Pada akhirnya, aku menyadari bahwa waktu bersama Tempo
Institute adalah sekolah tingkat lanjut dari gelar sarjana yang kusandang pada
April 2015 silam. Kalau di sekolah dan kampus belajar teori-teori keilmuan, di
Tempo Institute aku belajar memperkuat pondasi sikap mental sebagai manusia.
Ibarat mata kuliah, ada tiga hal yang aku konfirmasi dan
pertajam selama di Tempo Institute.
Kesetaraan. Waktu
SMA, aku mengenal kata ini pada pelajaran sosiologi.

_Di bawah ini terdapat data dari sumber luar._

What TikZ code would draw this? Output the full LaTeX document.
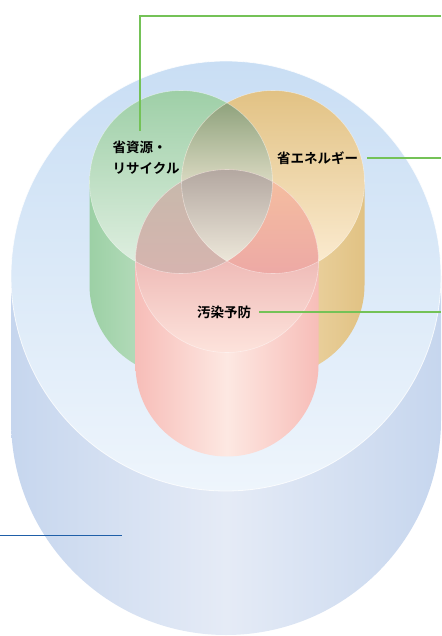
\documentclass[tikz,border=0pt]{standalone}
\usepackage{fontspec}
\newfontfamily\jp{Noto Sans CJK JP Bold}
\definecolor{bluebodyedge}{HTML}{C6D6EE}
\definecolor{bluebodymid}{HTML}{E5EBF6}
\definecolor{bluecaptop}{HTML}{C9DEF4}
\definecolor{bluecapbot}{HTML}{EEF5FC}
\definecolor{gcaptop}{HTML}{9ECFA7}
\definecolor{gcapbot}{HTML}{E2F0E3}
\definecolor{gbodyl}{HTML}{9CD0A5}
\definecolor{gbodyr}{HTML}{F0F7EF}
\definecolor{ocaptop}{HTML}{E2C284}
\definecolor{ocapbot}{HTML}{FCEDD4}
\definecolor{obodyl}{HTML}{FDF1DA}
\definecolor{obodyr}{HTML}{E1C283}
\definecolor{pcaptop}{HTML}{EFBCB8}
\definecolor{pcapbot}{HTML}{FDE3DC}
\definecolor{pbodyedge}{HTML}{F7BDB8}
\definecolor{pbodymid}{HTML}{FDE8E2}
\definecolor{gotop}{HTML}{8DA17B}
\definecolor{gomid}{HTML}{E2DFC9}
\definecolor{gobot}{HTML}{EFEBDC}
\definecolor{gptop}{HTML}{C6B9AB}
\definecolor{gpbot}{HTML}{D6B4AF}
\definecolor{optop}{HTML}{F5BF9F}
\definecolor{opbot}{HTML}{EDA9A5}
\definecolor{goptop}{HTML}{B4A8A1}
\definecolor{gopbot}{HTML}{EDE8DA}
\definecolor{leadgreen}{HTML}{74C257}
\definecolor{leadblue}{HTML}{1F5FA8}
\tikzset{
  label/.style={font=\jp\fontsize{13.5}{21}\selectfont, inner sep=0pt, align=left, anchor=west, text=black},
  leadg/.style={draw=leadgreen, line width=1.1pt},
  leadb/.style={draw=leadblue, line width=1pt},
  rim/.style={draw=white, draw opacity=0.45, line width=0.6pt}
}
\begin{document}
\begin{tikzpicture}[x=1pt,y=-1pt]
\useasboundingbox (0,0) rectangle (441,636);
% blue cylinder
\coordinate (Bc) at (226,276);
\shade[left color=bluebodyedge, right color=bluebodyedge, middle color=bluebodymid]
  (11,276) -- (11,420) arc[start angle=180, end angle=360, radius=215pt] -- (441,276) -- cycle;
\shade[top color=bluecaptop, bottom color=bluecapbot] (Bc) circle[radius=215pt];
\draw[white, line width=0.8pt, draw opacity=0.8] (Bc) circle[radius=215pt];
% centres
\coordinate (Gc) at (181,182);
\coordinate (Oc) at (273,182);
\coordinate (Pc) at (227,261);
% bodies
\shade[left color=gbodyl, right color=gbodyr]
  (89.5,182) -- (89.5,285) arc[start angle=180, end angle=360, radius=91.5pt] -- (272.5,182) -- cycle;
\shade[left color=obodyl, right color=obodyr]
  (181.5,182) -- (181.5,285) arc[start angle=180, end angle=360, radius=91.5pt] -- (364.5,182) -- cycle;
\shade[left color=pbodyedge, right color=pbodyedge, middle color=pbodymid]
  (135.5,261) -- (135.5,365) arc[start angle=180, end angle=360, radius=91.5pt] -- (318.5,261) -- cycle;
% caps
\shade[top color=gcaptop, bottom color=gcapbot] (Gc) circle[radius=91.5pt];
\shade[top color=ocaptop, bottom color=ocapbot] (Oc) circle[radius=91.5pt];
\begin{scope}
  \clip (Pc) circle[radius=91.5pt];
  \fill[pcaptop] (120,160) rectangle (340,262);
  \shade[top color=pcaptop, bottom color=pcapbot] (120,262) rectangle (340,353);
\end{scope}
% G and O
\begin{scope}
  \clip (Gc) circle[radius=91.5pt];
  \clip (Oc) circle[radius=91.5pt];
  \shade[top color=gotop, bottom color=gomid] (150,100) rectangle (300,192);
  \shade[top color=gomid, bottom color=gobot] (150,192) rectangle (300,275);
\end{scope}
% G and P
\begin{scope}
  \clip (Gc) circle[radius=91.5pt];
  \clip (Pc) circle[radius=91.5pt];
  \shade[top color=gptop, bottom color=gpbot] (100,170) rectangle (300,274);
\end{scope}
% O and P
\begin{scope}
  \clip (Oc) circle[radius=91.5pt];
  \clip (Pc) circle[radius=91.5pt];
  \shade[top color=optop, bottom color=opbot] (150,170) rectangle (340,274);
\end{scope}
% G, O and P
\begin{scope}
  \clip (Gc) circle[radius=91.5pt];
  \clip (Oc) circle[radius=91.5pt];
  \clip (Pc) circle[radius=91.5pt];
  \shade[top color=goptop, bottom color=gopbot] (150,170) rectangle (300,263);
\end{scope}
\draw[rim] (Gc) circle[radius=91.5pt] (Oc) circle[radius=91.5pt] (Pc) circle[radius=91.5pt];
% labels
\node[label] (res) at (112.5,157.5) {省資源・\\リサイクル};
\node[label] (ene) at (277,158) {省エネルギー};
\node[label] (pol) at (197,312) {汚染予防};
% leaders
\coordinate (l1a) at (140,16);
\coordinate (l1b) at (441,16);
\coordinate (l2) at (441,157);
\coordinate (l3) at (441,312);
\coordinate (l4a) at (0,535);
\coordinate (l4b) at (122,535);
\draw[leadg] ([yshift=10pt]res.north -| l1a) -- (l1a) -- (l1b);
\draw[leadg] ([xshift=9pt]ene.east) -- (l2 |- ene.east);
\draw[leadg] ([xshift=8pt]pol.east) -- (l3 |- pol.east);
\draw[leadb] (l4a) -- (l4b);
\end{tikzpicture}
\end{document}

Di kuliah, kutemukan konsep
ini dengan kata egalitarianisme. Semua itu masih sebatas teori dan konsep.
Dalam praktik kehidupan sehari-hari, aku belum tahu seperti apa penerapannya. Sebagai
anak kampung yang miskin, dulu aku minderan. Takut bicara. Takut tidak
dianggap.
Pertama gabung di Tempo Institute, aku merasa suasananya
beda. Cair. Sebagai anak baru aku disambut. Aku dikenalkan, tidak ada panggilan
bapak atau ibu, semuanya mas atau mbak. Tak kelihatan ada senioritas. Bahkan
ketika dalam perkenalan pun, ada tawa.
Semakin bertambahnya hari, aku kemudian belajar. Tempo Media
Group menjunjung tinggi Hak Asasi Manusia, kesetaraan, dan demokrasi. Di Tempo,
agamamu tidak akan ditanya, orientasi seksualmu pun tidak akan dipermasalahkan.
Keberanianku tumbuh.
Di hari-hari yang terus berlalu, aku memperdalam dan berusaha
menginternalisasi konsep kesetaraan.
Misalnya, wartawan Tempo dituntut harus punya mindset
kesetaraan. Harus memiliki pola pikir bahwa dirinya dan narasumber adalah
setara. Tidak boleh merasa rendah diri ketika wawancara dengan menteri atau
presiden atau siapa pun. Juga tidak boleh merasa tinggi hati ketika wawancara
dengan pemulung atau penjual mie gerobak. Semua manusia harus diperlakukan
layaknya manusia, dengan nilai-nilai kemanusiaan. Karena itu juga wujud
penghargaan pada lawan bicara.
Nilai-nilai kemanusiaan itu bersifat universal. Semua orang
ingin dihargai, diperlakukan dengan baik, tidak dibeda-bedakan, dan ingin
ditanya dengan sopan. Perlakukanlah orang seperti apa kamu ingin diperlakukan. Mindset
seperti itu akan membuat pikiran kita bebas merdeka. Tidak canggung bertanya karena tidak ada pertanyaan yang
salah. Tidak canggung tertawa kalau pada saat bercanda. Tidak takut
menyampaikan ide karena tidak ada ide yang keliru.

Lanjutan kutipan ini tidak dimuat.